Work to complete — Find the lines that contain the word "this" and copy each one.

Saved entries
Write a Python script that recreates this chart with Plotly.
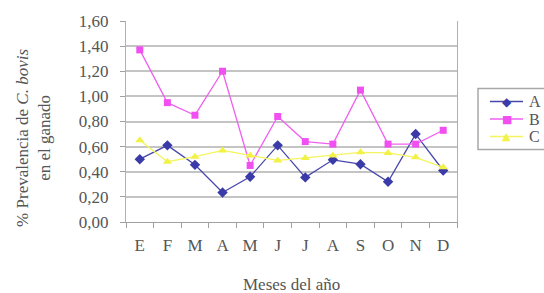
import plotly.graph_objects as go

months = ["E", "F", "M", "A", "M", "J", "J", "A", "S", "O", "N", "D"]
serie_a = [0.50, 0.61, 0.455, 0.235, 0.36, 0.61, 0.355, 0.495, 0.46, 0.32, 0.70, 0.41]
serie_b = [1.37, 0.95, 0.85, 1.20, 0.45, 0.84, 0.64, 0.62, 1.05, 0.62, 0.62, 0.73]
serie_c = [0.65, 0.48, 0.52, 0.57, 0.53, 0.49, 0.51, 0.53, 0.555, 0.55, 0.515, 0.435]
series_names = ["A", "B", "C"]
y_ticks = [0, 0.2, 0.4, 0.6, 0.8, 1.0, 1.2, 1.4, 1.6]

line_colors = ["#4848ac", "#f060f0", "#f4f460"]
marker_colors = ["#3a3aa8", "#f050f0", "#f2f245"]
symbols = ["diamond", "square", "triangle-up"]
glyphs = ["\u25c6", "\u25a0", "\u25b2"]
glyph_sizes = [12, 11, 11]

x = list(range(len(months)))
font_fam = "Liberation Serif"
txt = "#555555"

W, H = 544, 293
L, R, T, B = 126, 87, 21, 71
PW, PH = W - L - R, H - T - B


def px(xp):
    return (xp - L) / PW


def py(yp):
    return (H - B - yp) / PH


fig = go.Figure()
for name, vals, lc, mc, sym in zip(series_names, [serie_a, serie_b, serie_c],
                                   line_colors, marker_colors, symbols):
    fig.add_trace(go.Scatter(x=x, y=vals, name=name, mode="lines+markers",
                             showlegend=False,
                             line=dict(color=lc, width=1.3),
                             marker=dict(symbol=sym, size=8 if sym != "square" else 7,
                                         color=mc)))

fig.update_layout(
    width=W, height=H,
    margin=dict(l=L, r=R, t=T, b=B, autoexpand=False),
    paper_bgcolor="white", plot_bgcolor="white",
    separators=",.",
    showlegend=False,
    font=dict(family=font_fam, size=17, color=txt),
    xaxis=dict(range=[-0.5, len(months) - 0.5], automargin=False,
               tickmode="array", tickvals=x, ticktext=months,
               ticks="", showgrid=False, zeroline=False,
               showline=True, linecolor="#a0a0a0", linewidth=1.2,
               ticklabelstandoff=7,
               tickfont=dict(size=17, color=txt, family=font_fam),
               minor=dict(tickmode="array",
                          tickvals=[i - 0.5 for i in range(len(months) + 1)],
                          ticks="outside", ticklen=5, tickcolor="#a0a0a0",
                          showgrid=False)),
    yaxis=dict(range=[0, 1.6], tickmode="array", tickvals=y_ticks, automargin=False,
               tickformat=".2f", ticks="outside", ticklen=5, tickcolor="#a0a0a0",
               ticklabelstandoff=8,
               showgrid=True, gridcolor="#c4c4c4", gridwidth=1.5,
               zeroline=False, showline=True, mirror=True,
               linecolor="#b0b0b0", linewidth=1.2,
               tickfont=dict(size=17, color=txt, family=font_fam)),
)

fig.add_annotation(text="Meses del año", xref="paper", yref="paper",
                   x=0.5, y=py(284), xanchor="center", yanchor="middle",
                   showarrow=False, font=dict(size=17, color=txt, family=font_fam))

fig.add_annotation(text="% Prevalencia de <i>C. bovis</i><br>en el ganado",
                   xref="paper", yref="paper", x=-0.28, y=0.42,
                   xanchor="center", yanchor="middle", textangle=-90,
                   showarrow=False, font=dict(size=17, color=txt, family=font_fam))

# legend box
fig.add_shape(type="rect", xref="paper", yref="paper",
              x0=px(478), x1=px(570), y0=py(88.5), y1=py(149.5),
              line=dict(color="#a8a8a8", width=1.5), fillcolor="white", layer="above")
legend_y = [101.5, 119.0, 136.5]
for name, lc, mc, g, gs, ly in zip(series_names, line_colors, marker_colors,
                                   glyphs, glyph_sizes, legend_y):
    fig.add_shape(type="line", xref="paper", yref="paper",
                  x0=px(490), x1=px(523), y0=py(ly), y1=py(ly),
                  line=dict(color=lc, width=1.3), layer="above")
    fig.add_annotation(text=g, xref="paper", yref="paper", x=px(506.5), y=py(ly),
                       xanchor="center", yanchor="middle", showarrow=False,
                       borderpad=0,
                       font=dict(size=gs, color=mc, family="DejaVu Sans"))
    fig.add_annotation(text=name, xref="paper", yref="paper", x=px(528), y=py(ly),
                       xanchor="left", yanchor="middle", showarrow=False,
                       borderpad=0,
                       font=dict(size=16, color=txt, family=font_fam))

fig.write_html("out.html", config={"displayModeBar": False},
               post_script="document.body.style.margin='0px';")
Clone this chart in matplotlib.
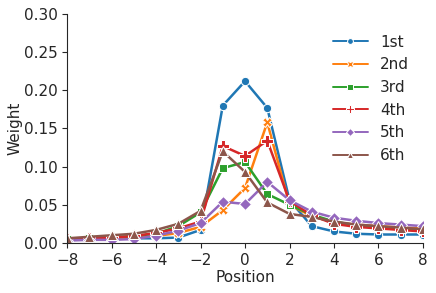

Correct result —
Write a Python script that recreates this chart with Plotly.
Clone this chart in matplotlib.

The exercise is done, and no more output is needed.